As the world is getting more tech savvy and advancements made in the information technology especially in the healthcare industry has opened areas in data mining and machine learning. Within the area of data mining one technique which has gained a lot of popularity as well as skepticism among the auditors and fraud detectives is Benford’s Law or “The Law of First digit.
In the past some researchers in Canada used the Benford’s Law distribution to detect anomalies within the claims amount data for one of the healthcare organization. In this article we will understand the mechanics of this technique and will also look at its practical usage on some random claims amount data.
What is Benford’s Law?
Benford’s Law is an observation about the frequency distribution of leading digits and per the Benford’s Law the digit 1 tends to occur with the probability of ~30% much greater than the expected 11.1% (1/9). This law can be observed by probing the tables of logarithms and noting that the first pages are more worn off than the last pages (Newcomb 1881). There is no question about the usability of this law in real life situations especially where finances are involved.
This phenomenon of “First Digit Law” also gained a lot of popularity and attention when it was used in television crime dramas like Numbers and Running Man Season 2.
This law can be often used with as an indicator of fraudulent data and can assist with auditing financial data. Benford’s distribution is non-uniform, with digits starting with 1 is more likely to than the larger digits like 9.
Benford’s Distribution Table
Best Data Types for Benford’s Law
- Data with values formed a mathematical combination of numbers from several distributions
- Data with wide variety of values in hundreds, thousands, etc.
- Large Data Sets
- Skewed data where mean is greater than the median
- Data with no predefined max. or min. limit
Testing the usability of this law in the real life scenario of Medicare claim submission amounts
Considering the fact that there is no specific measure of health care fraud exists, the perpetrators can cost billions of dollars to the health care programs while putting the recipient’s health and wellbeing at risk.
We will look at the applicability of this technique based on one of the Medicare abuse definition which is charging excessively for the services and supplies. In this article we will look at the sample of 1033 Medicare Claim Amount (submitted) to understand whether they are spurious in nature (if they fall under the Benford’s Law Curve or not).
Understanding the Distribution
The above graphical summary conforms to the Benford’s Law data characteristics requirement.
Post establishing that this data is apt for the Benford’s Law technique. Let’s see how this technique can uncover some interesting patterns within this claims submission data set. The goal of applying Benford’s Law is to understand how “natural” these claim submissions are.
Sample the data – “The more the merrier” as this expression says the more observations the better.
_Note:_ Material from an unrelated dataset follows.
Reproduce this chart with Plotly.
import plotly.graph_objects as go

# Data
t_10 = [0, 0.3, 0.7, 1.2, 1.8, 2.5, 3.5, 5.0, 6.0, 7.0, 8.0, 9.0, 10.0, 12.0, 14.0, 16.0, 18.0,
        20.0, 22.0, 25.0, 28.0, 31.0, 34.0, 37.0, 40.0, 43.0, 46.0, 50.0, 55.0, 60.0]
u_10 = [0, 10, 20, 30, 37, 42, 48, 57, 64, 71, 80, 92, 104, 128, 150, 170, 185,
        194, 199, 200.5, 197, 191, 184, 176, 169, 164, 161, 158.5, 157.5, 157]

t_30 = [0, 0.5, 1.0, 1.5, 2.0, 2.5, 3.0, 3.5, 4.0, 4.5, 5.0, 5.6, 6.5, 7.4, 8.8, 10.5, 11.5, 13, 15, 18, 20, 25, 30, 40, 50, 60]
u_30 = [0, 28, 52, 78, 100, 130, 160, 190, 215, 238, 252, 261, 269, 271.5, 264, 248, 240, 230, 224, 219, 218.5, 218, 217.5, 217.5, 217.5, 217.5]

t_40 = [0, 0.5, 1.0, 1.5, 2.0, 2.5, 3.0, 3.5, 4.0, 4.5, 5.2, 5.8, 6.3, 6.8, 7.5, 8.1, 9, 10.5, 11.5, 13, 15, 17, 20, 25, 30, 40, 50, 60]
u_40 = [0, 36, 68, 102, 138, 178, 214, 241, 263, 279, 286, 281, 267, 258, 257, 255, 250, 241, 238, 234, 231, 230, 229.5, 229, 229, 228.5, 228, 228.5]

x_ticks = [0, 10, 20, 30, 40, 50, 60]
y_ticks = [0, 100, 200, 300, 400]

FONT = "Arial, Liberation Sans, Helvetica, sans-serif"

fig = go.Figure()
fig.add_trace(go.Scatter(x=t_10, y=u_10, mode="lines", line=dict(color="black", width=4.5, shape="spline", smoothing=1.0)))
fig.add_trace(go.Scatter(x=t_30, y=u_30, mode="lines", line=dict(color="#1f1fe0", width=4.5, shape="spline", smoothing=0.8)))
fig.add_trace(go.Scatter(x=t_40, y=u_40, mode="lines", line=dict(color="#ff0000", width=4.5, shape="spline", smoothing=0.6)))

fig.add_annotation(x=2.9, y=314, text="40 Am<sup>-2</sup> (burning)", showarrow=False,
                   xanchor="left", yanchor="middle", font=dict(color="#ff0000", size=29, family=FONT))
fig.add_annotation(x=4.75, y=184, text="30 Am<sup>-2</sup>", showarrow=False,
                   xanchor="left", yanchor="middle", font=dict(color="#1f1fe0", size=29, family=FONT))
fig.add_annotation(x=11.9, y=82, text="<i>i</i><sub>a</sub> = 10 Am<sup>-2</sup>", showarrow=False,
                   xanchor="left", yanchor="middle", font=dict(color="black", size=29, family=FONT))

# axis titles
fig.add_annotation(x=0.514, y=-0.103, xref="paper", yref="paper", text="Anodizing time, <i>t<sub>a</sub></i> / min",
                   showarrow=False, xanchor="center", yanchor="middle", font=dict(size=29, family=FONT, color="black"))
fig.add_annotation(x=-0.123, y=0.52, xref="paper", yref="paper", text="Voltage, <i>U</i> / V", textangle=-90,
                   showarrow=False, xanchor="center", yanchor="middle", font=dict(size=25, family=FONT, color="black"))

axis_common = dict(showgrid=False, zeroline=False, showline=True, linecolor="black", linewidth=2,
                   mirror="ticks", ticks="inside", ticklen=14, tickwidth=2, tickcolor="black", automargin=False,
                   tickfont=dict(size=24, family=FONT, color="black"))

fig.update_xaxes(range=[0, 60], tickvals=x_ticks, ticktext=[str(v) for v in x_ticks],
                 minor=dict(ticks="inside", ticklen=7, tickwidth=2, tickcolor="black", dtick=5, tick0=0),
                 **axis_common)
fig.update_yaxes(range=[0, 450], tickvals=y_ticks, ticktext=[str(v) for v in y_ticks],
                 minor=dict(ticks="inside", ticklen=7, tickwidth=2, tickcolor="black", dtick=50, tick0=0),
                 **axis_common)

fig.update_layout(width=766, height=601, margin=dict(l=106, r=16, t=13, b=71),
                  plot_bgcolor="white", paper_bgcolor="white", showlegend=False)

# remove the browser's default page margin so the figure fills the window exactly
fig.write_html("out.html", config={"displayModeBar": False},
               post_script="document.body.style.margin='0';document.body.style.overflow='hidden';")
However, for illustration purposes I am using 1033 claims submission out of ~100K claim submission data.
Parse the leading digit – As discussed above that Benford’s Law focuses on the leading digits in sets of naturally occurring numbers. The actual claims amount, whether it is $100, $200, $300 etc. is unimportant and this can be achieved by using the Excel “Left” formula to get the lead digit for each dollar amount.
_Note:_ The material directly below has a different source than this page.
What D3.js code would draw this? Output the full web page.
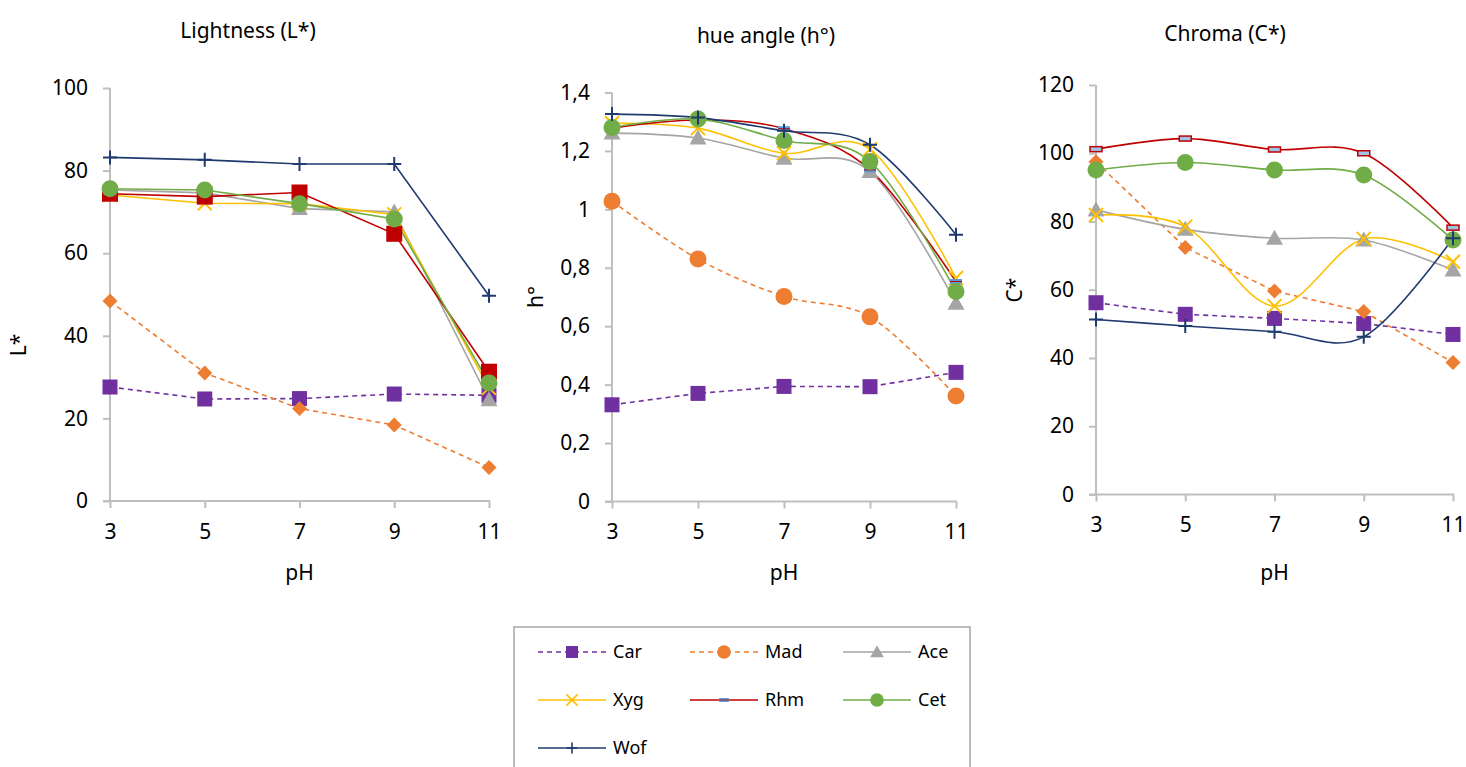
<!DOCTYPE html>
<meta charset="utf-8">
<title>Colour parameters vs pH</title>
<style>
  body { margin: 0; background: #fff; }
  text { font-family: "Noto Sans", "Open Sans", sans-serif; fill: #000; }
</style>
<body>
<script src="https://d3js.org/d3.v7.min.js"></script>
<script>

var width = 1466,
    height = 767;

// x values (pH) shared by all three charts
var phValues = [3, 5, 7, 9, 11];
var seriesNames = ["Car", "Mad", "Ace", "Xyg", "Rhm", "Cet", "Wof"];

// Lightness L*
var lightness = {
  Car: [27.6, 24.7, 24.8, 25.9, 25.6],
  Mad: [48.4, 31.0, 22.4, 18.4, 8.1],
  Ace: [75.3, 74.6, 70.8, 70.0, 24.5],
  Xyg: [74.1, 72.1, 72.0, 69.4, 27.4],
  Rhm: [74.4, 73.7, 74.7, 64.7, 31.3],
  Cet: [75.6, 75.3, 72.0, 68.3, 28.6],
  Wof: [83.2, 82.6, 81.6, 81.6, 49.7]
};

// hue angle h°
var hue = {
  Car: [0.331, 0.370, 0.394, 0.393, 0.442],
  Mad: [1.028, 0.830, 0.702, 0.632, 0.361],
  Ace: [1.261, 1.244, 1.175, 1.130, 0.679],
  Xyg: [1.295, 1.278, 1.192, 1.206, 0.765],
  Rhm: [1.278, 1.306, 1.276, 1.135, 0.753],
  Cet: [1.280, 1.309, 1.236, 1.164, 0.719],
  Wof: [1.326, 1.314, 1.269, 1.221, 0.913]
};

// Chroma C*
var chroma = {
  Car: [56.2, 52.8, 51.6, 50.1, 46.9],
  Mad: [97.5, 72.4, 59.6, 53.6, 38.7],
  Ace: [83.4, 77.7, 75.1, 74.6, 65.8],
  Xyg: [81.9, 78.5, 55.2, 74.9, 68.2],
  Rhm: [101.2, 104.3, 101.1, 100.0, 78.2],
  Cet: [95.1, 97.3, 95.1, 93.6, 74.6],
  Wof: [51.3, 49.4, 47.7, 46.2, 75.1]
};

var lightnessTicks = [0, 20, 40, 60, 80, 100];
var hueTicks = [0, 0.2, 0.4, 0.6, 0.8, 1, 1.2, 1.4];
var chromaTicks = [0, 20, 40, 60, 80, 100, 120];

var colors = {
  Car: "#7030A0", Mad: "#ED7D31", Ace: "#A5A5A5", Xyg: "#FFC000",
  Rhm: "#C00000", Cet: "#70AD47", Wof: "#1F3A6E"
};
var dashed = { Car: true, Mad: true };

var svg = d3.select("body").append("svg")
    .attr("width", width)
    .attr("height", height);

var fmtComma = function(d) { return String(d).replace(".", ","); };

var panels = [
  { title: "Lightness (L*)", titleX: 248, titleY: 38, ylabel: "L*", ylabelX: 26, ylabelY: 345,
    x0: 110, x1: 489, y0: 501, y1: 88, data: lightness, ticks: lightnessTicks, fmt: fmtComma,
    smooth: false,
    markers: { Car: "square", Mad: "diamond", Ace: "triangle", Xyg: "x", Rhm: "bigsquare", Cet: "circle", Wof: "plus" } },
  { title: "hue angle (h°)", titleX: 766, titleY: 43, ylabel: "h°", ylabelX: 543, ylabelY: 297,
    x0: 612, x1: 956, y0: 501.5, y1: 92.5, data: hue, ticks: hueTicks, fmt: fmtComma,
    smooth: true, straight: { Car: true },
    markers: { Car: "square", Mad: "circleO", Ace: "triangle", Xyg: "x", Rhm: "bar", Cet: "circle", Wof: "plus" } },
  { title: "Chroma (C*)", titleX: 1225, titleY: 41, ylabel: "C*", ylabelX: 1022, ylabelY: 290,
    x0: 1096, x1: 1453, y0: 494.5, y1: 85, data: chroma, ticks: chromaTicks, fmt: fmtComma,
    smooth: true, straight: { Car: true, Mad: true },
    markers: { Car: "square", Mad: "diamond", Ace: "triangle", Xyg: "x", Rhm: "redbar", Cet: "circle", Wof: "plus" } }
];

function drawMarker(g, type, cx, cy, color, s) {
  s = s || 1;
  var m = g.append("g").attr("transform", "translate(" + cx + "," + cy + ") scale(" + s + ")");
  if (type === "square") {
    m.append("rect").attr("x", -7.5).attr("y", -7.5).attr("width", 15).attr("height", 15).attr("fill", color);
  } else if (type === "bigsquare") {
    m.append("rect").attr("x", -8).attr("y", -8).attr("width", 16).attr("height", 16).attr("fill", color);
  } else if (type === "diamond") {
    m.append("path").attr("d", "M0,-7.5L7.5,0L0,7.5L-7.5,0Z").attr("fill", color);
  } else if (type === "triangle") {
    m.append("path").attr("d", "M0,-8.5L8.5,6.5L-8.5,6.5Z").attr("fill", color);
  } else if (type === "circle" || type === "circleO") {
    m.append("circle").attr("r", 8.5).attr("fill", color);
  } else if (type === "x") {
    m.append("path").attr("d", "M-7,-7L7,7M-7,7L7,-7").attr("stroke", color).attr("stroke-width", 2).attr("fill", "none");
  } else if (type === "plus") {
    m.append("path").attr("d", "M-7,0L7,0M0,-7L0,7").attr("stroke", color).attr("stroke-width", 2).attr("fill", "none");
  } else if (type === "bar") {
    m.append("rect").attr("x", -6).attr("y", -2.5).attr("width", 12).attr("height", 5).attr("fill", "#5B9BD5");
    m.append("line").attr("x1", -6).attr("x2", 6).attr("stroke", "#C00000").attr("stroke-width", 1);
  } else if (type === "redbar") {
    m.append("rect").attr("x", -6).attr("y", -2.5).attr("width", 12).attr("height", 5)
      .attr("fill", "#9DC3E6").attr("stroke", "#C00000").attr("stroke-width", 1.5);
  }
}

panels.forEach(function(p) {
  var x = d3.scaleLinear().domain([3, 11]).range([p.x0, p.x1]);
  var y = d3.scaleLinear().domain([0, d3.max(p.ticks)]).range([p.y0, p.y1]);
  var g = svg.append("g");

  // y axis
  var yAxis = g.append("g")
      .attr("transform", "translate(" + p.x0 + ",0)")
      .call(d3.axisLeft(y).tickValues(p.ticks).tickFormat(p.fmt).tickSize(7).tickPadding(15));
  // x axis
  var xAxis = g.append("g")
      .attr("transform", "translate(0," + p.y0 + ")")
      .call(d3.axisBottom(x).tickValues(phValues).tickSize(7).tickPadding(16));
  [yAxis, xAxis].forEach(function(a) {
    a.select(".domain").attr("stroke", "#BFBFBF").attr("stroke-width", 2);
    a.selectAll(".tick line").attr("stroke", "#BFBFBF").attr("stroke-width", 2);
    a.selectAll(".tick text").style("font-size", "21px").style("font-family", "'Noto Sans', sans-serif").attr("fill", "#000");
  });
  yAxis.select(".domain").attr("d", "M0," + p.y0 + "V" + p.y1);
  xAxis.select(".domain").attr("d", "M" + (p.x0 - 7) + ",0H" + (p.x1 + 1));

  // titles
  g.append("text").attr("x", p.titleX).attr("y", p.titleY).attr("text-anchor", "middle")
      .style("font-size", "21px").text(p.title);
  g.append("text").attr("x", (p.x0 + p.x1) / 2).attr("y", 580).attr("text-anchor", "middle")
      .style("font-size", "21px").text("pH");
  g.append("text").attr("transform", "translate(" + p.ylabelX + "," + p.ylabelY + ") rotate(-90)")
      .attr("text-anchor", "middle").style("font-size", "21px").text(p.ylabel);

  // lines
  seriesNames.forEach(function(name) {
    var smooth = p.smooth && !(p.straight && p.straight[name]);
    var line = d3.line()
        .x(function(d, i) { return x(phValues[i]); })
        .y(function(d) { return y(d); })
        .curve(smooth ? d3.curveCatmullRom.alpha(0) : d3.curveLinear);
    g.append("path")
        .attr("d", line(p.data[name]))
        .attr("fill", "none")
        .attr("stroke", colors[name])
        .attr("stroke-width", 1.6)
        .attr("stroke-dasharray", dashed[name] ? "5,4" : null);
  });

  // markers
  seriesNames.forEach(function(name) {
    p.data[name].forEach(function(v, i) {
      drawMarker(g, p.markers[name], x(phValues[i]), y(v), colors[name]);
    });
  });
});

// legend
var legendMarkers = { Car: "square", Mad: "circleO", Ace: "triangle", Xyg: "x", Rhm: "bar", Cet: "circle", Wof: "plus" };
var legend = svg.append("g");
legend.append("rect").attr("x", 514).attr("y", 627).attr("width", 456).attr("height", 160)
    .attr("fill", "#fff").attr("stroke", "#A6A6A6").attr("stroke-width", 1.5);

var colX = [538, 690, 843], rowY = [652, 700, 748];
seriesNames.forEach(function(name, i) {
  var lx = colX[i % 3], ly = rowY[Math.floor(i / 3)];
  legend.append("line").attr("x1", lx).attr("x2", lx + 68).attr("y1", ly).attr("y2", ly)
      .attr("stroke", colors[name]).attr("stroke-width", 1.6)
      .attr("stroke-dasharray", dashed[name] ? "5,4" : null);
  drawMarker(legend, legendMarkers[name], lx + 34, ly, colors[name], 0.8);
  legend.append("text").attr("x", lx + 75).attr("y", ly + 6).style("font-size", "18px").text(name);
});

</script>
Create Frequency Distribution – The next step is to create the frequency distribution of the leading digit that have been parsed from the sample data. This can be achieved by either using the “count if” formula or by using the pivot function within MS Excel.
Compute the Distribution – Per the Benford’s Law ~30.1% percent of lead digits should be a 1 and 9 should be the least i.e. ~5% keeping this as a standard in mind compute the actual distribution of the leading digits. Once the distribution is computed compare it with Benford’s Law distribution and identify any potential outliers. Refer to the image below to see how the end results will look like.
The above graphs clearly indicate that there is an unusual amount of claim submissions with leading digits 1,2 & 3. This clearly highlights a potential manipulation, error or even a fraud. Auditors can further apply tests like Chi Square test which acts as a “goodness of fit” statistic that measures how well the data distribution complies with the hypothetical distribution explained in the theory. Outputs such as 90% indicates a good fit whereas small percentages such as 3% indicates a poor fit.
Most business data, such as count of sales, costs, accounts receivables, payments, and even the buyer’s street addresses, can be considered as logical or naturally occurring numbers. By connecting the first-digit frequency distribution of naturally occurring data with Benford’s probability curve, auditors can easily spot possible data flaws or fraudulent transactions. Hence, when used appropriately, Benford’s law can be a valuable and low-costing tool for identifying spurious transactions for advance analysis.